▶ **YOUR OBJECTIVE**: Produce an exact copy of all the data below, dropping every image.

▶ **DATASET EXTRACT**:

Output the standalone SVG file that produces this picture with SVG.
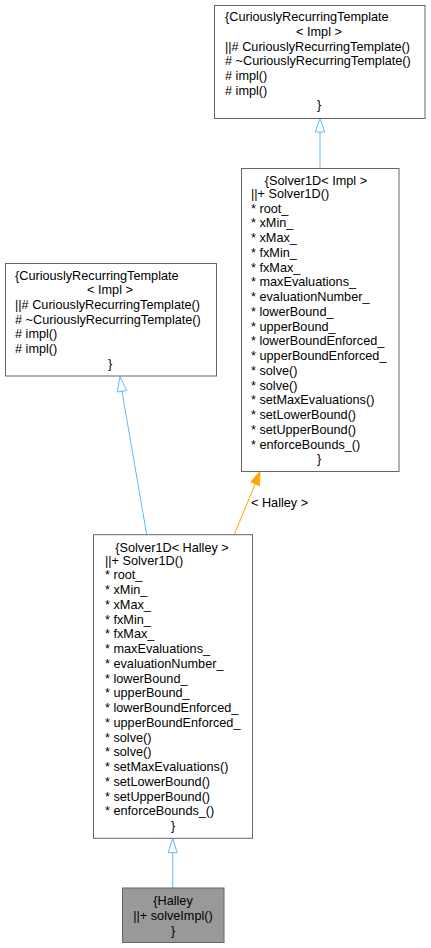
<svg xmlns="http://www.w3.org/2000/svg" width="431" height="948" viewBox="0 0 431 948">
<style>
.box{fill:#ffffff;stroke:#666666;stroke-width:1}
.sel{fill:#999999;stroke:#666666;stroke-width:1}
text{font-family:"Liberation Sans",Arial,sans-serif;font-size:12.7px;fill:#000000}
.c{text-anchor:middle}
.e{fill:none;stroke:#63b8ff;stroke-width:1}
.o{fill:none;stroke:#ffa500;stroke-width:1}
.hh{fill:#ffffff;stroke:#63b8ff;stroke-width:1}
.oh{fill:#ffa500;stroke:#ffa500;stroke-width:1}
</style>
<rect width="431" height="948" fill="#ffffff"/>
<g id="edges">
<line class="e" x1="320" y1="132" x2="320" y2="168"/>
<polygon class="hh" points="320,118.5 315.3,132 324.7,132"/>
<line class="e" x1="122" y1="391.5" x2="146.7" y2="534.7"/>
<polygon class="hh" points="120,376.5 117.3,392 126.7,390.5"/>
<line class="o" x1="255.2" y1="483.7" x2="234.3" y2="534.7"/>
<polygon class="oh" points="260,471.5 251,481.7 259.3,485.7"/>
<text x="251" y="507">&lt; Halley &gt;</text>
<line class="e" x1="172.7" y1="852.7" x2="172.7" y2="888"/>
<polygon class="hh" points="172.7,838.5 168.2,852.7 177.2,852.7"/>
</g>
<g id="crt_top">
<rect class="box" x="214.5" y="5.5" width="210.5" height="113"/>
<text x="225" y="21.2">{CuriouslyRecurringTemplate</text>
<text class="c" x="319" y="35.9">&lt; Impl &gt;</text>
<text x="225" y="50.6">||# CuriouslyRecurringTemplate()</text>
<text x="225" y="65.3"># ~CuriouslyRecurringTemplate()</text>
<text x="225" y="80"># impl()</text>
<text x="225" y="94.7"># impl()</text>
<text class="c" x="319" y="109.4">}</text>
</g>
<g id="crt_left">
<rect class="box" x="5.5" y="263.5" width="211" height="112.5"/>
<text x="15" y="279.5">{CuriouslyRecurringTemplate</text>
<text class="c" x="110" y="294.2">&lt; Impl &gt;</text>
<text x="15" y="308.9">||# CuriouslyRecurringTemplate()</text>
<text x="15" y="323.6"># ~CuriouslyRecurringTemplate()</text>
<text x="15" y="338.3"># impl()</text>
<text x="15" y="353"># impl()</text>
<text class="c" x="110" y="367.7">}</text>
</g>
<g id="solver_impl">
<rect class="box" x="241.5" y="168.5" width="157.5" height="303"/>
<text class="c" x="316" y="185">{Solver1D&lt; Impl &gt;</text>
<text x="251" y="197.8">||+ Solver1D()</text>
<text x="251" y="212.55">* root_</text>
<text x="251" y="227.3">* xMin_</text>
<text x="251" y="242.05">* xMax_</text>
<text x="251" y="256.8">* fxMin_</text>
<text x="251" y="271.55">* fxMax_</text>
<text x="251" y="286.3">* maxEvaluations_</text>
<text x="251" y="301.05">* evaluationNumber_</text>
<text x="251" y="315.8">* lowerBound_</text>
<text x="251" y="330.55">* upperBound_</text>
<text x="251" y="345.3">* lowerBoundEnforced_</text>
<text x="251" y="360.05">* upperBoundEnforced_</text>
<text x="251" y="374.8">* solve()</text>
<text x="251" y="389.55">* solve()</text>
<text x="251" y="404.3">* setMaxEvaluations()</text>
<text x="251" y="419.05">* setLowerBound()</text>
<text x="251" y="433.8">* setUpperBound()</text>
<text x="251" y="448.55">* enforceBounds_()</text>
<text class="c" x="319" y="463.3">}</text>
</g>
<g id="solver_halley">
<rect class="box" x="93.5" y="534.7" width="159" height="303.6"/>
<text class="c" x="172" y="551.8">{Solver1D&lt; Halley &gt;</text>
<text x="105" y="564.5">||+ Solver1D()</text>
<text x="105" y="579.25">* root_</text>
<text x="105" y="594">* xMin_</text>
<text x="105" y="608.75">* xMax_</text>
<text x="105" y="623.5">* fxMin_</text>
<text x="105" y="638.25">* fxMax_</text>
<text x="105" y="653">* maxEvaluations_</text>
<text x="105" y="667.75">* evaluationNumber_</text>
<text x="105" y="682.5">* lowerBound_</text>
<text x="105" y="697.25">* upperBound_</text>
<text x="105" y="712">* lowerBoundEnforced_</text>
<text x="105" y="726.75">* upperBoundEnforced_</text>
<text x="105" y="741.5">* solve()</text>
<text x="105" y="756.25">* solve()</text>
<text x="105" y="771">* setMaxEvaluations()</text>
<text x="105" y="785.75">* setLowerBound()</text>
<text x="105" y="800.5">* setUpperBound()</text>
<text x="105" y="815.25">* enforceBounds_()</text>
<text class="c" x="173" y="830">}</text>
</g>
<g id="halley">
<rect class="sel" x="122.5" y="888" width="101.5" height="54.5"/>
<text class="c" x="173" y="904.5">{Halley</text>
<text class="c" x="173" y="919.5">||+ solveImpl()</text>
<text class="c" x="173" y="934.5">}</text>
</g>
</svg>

▶ **EXERCISE RESULT**:
Output the standalone SVG file that produces this picture with SVG.
<svg xmlns="http://www.w3.org/2000/svg" width="431" height="948" viewBox="0 0 431 948">
<style>
.box{fill:#ffffff;stroke:#666666;stroke-width:1}
.sel{fill:#999999;stroke:#666666;stroke-width:1}
text{font-family:"Liberation Sans",Arial,sans-serif;font-size:12.7px;fill:#000000}
.c{text-anchor:middle}
.e{fill:none;stroke:#63b8ff;stroke-width:1}
.o{fill:none;stroke:#ffa500;stroke-width:1}
.hh{fill:#ffffff;stroke:#63b8ff;stroke-width:1}
.oh{fill:#ffa500;stroke:#ffa500;stroke-width:1}
</style>
<rect width="431" height="948" fill="#ffffff"/>
<g id="edges">
<line class="e" x1="320" y1="132" x2="320" y2="168"/>
<polygon class="hh" points="320,118.5 315.3,132 324.7,132"/>
<line class="e" x1="122" y1="391.5" x2="146.7" y2="534.7"/>
<polygon class="hh" points="120,376.5 117.3,392 126.7,390.5"/>
<line class="o" x1="255.2" y1="483.7" x2="234.3" y2="534.7"/>
<polygon class="oh" points="260,471.5 251,481.7 259.3,485.7"/>
<text x="251" y="507">&lt; Halley &gt;</text>
<line class="e" x1="172.7" y1="852.7" x2="172.7" y2="888"/>
<polygon class="hh" points="172.7,838.5 168.2,852.7 177.2,852.7"/>
</g>
<g id="crt_top">
<rect class="box" x="214.5" y="5.5" width="210.5" height="113"/>
<text x="225" y="21.2">{CuriouslyRecurringTemplate</text>
<text class="c" x="319" y="35.9">&lt; Impl &gt;</text>
<text x="225" y="50.6">||# CuriouslyRecurringTemplate()</text>
<text x="225" y="65.3"># ~CuriouslyRecurringTemplate()</text>
<text x="225" y="80"># impl()</text>
<text x="225" y="94.7"># impl()</text>
<text class="c" x="319" y="109.4">}</text>
</g>
<g id="crt_left">
<rect class="box" x="5.5" y="263.5" width="211" height="112.5"/>
<text x="15" y="279.5">{CuriouslyRecurringTemplate</text>
<text class="c" x="110" y="294.2">&lt; Impl &gt;</text>
<text x="15" y="308.9">||# CuriouslyRecurringTemplate()</text>
<text x="15" y="323.6"># ~CuriouslyRecurringTemplate()</text>
<text x="15" y="338.3"># impl()</text>
<text x="15" y="353"># impl()</text>
<text class="c" x="110" y="367.7">}</text>
</g>
<g id="solver_impl">
<rect class="box" x="241.5" y="168.5" width="157.5" height="303"/>
<text class="c" x="316" y="185">{Solver1D&lt; Impl &gt;</text>
<text x="251" y="197.8">||+ Solver1D()</text>
<text x="251" y="212.55">* root_</text>
<text x="251" y="227.3">* xMin_</text>
<text x="251" y="242.05">* xMax_</text>
<text x="251" y="256.8">* fxMin_</text>
<text x="251" y="271.55">* fxMax_</text>
<text x="251" y="286.3">* maxEvaluations_</text>
<text x="251" y="301.05">* evaluationNumber_</text>
<text x="251" y="315.8">* lowerBound_</text>
<text x="251" y="330.55">* upperBound_</text>
<text x="251" y="345.3">* lowerBoundEnforced_</text>
<text x="251" y="360.05">* upperBoundEnforced_</text>
<text x="251" y="374.8">* solve()</text>
<text x="251" y="389.55">* solve()</text>
<text x="251" y="404.3">* setMaxEvaluations()</text>
<text x="251" y="419.05">* setLowerBound()</text>
<text x="251" y="433.8">* setUpperBound()</text>
<text x="251" y="448.55">* enforceBounds_()</text>
<text class="c" x="319" y="463.3">}</text>
</g>
<g id="solver_halley">
<rect class="box" x="93.5" y="534.7" width="159" height="303.6"/>
<text class="c" x="172" y="551.8">{Solver1D&lt; Halley &gt;</text>
<text x="105" y="564.5">||+ Solver1D()</text>
<text x="105" y="579.25">* root_</text>
<text x="105" y="594">* xMin_</text>
<text x="105" y="608.75">* xMax_</text>
<text x="105" y="623.5">* fxMin_</text>
<text x="105" y="638.25">* fxMax_</text>
<text x="105" y="653">* maxEvaluations_</text>
<text x="105" y="667.75">* evaluationNumber_</text>
<text x="105" y="682.5">* lowerBound_</text>
<text x="105" y="697.25">* upperBound_</text>
<text x="105" y="712">* lowerBoundEnforced_</text>
<text x="105" y="726.75">* upperBoundEnforced_</text>
<text x="105" y="741.5">* solve()</text>
<text x="105" y="756.25">* solve()</text>
<text x="105" y="771">* setMaxEvaluations()</text>
<text x="105" y="785.75">* setLowerBound()</text>
<text x="105" y="800.5">* setUpperBound()</text>
<text x="105" y="815.25">* enforceBounds_()</text>
<text class="c" x="173" y="830">}</text>
</g>
<g id="halley">
<rect class="sel" x="122.5" y="888" width="101.5" height="54.5"/>
<text class="c" x="173" y="904.5">{Halley</text>
<text class="c" x="173" y="919.5">||+ solveImpl()</text>
<text class="c" x="173" y="934.5">}</text>
</g>
</svg>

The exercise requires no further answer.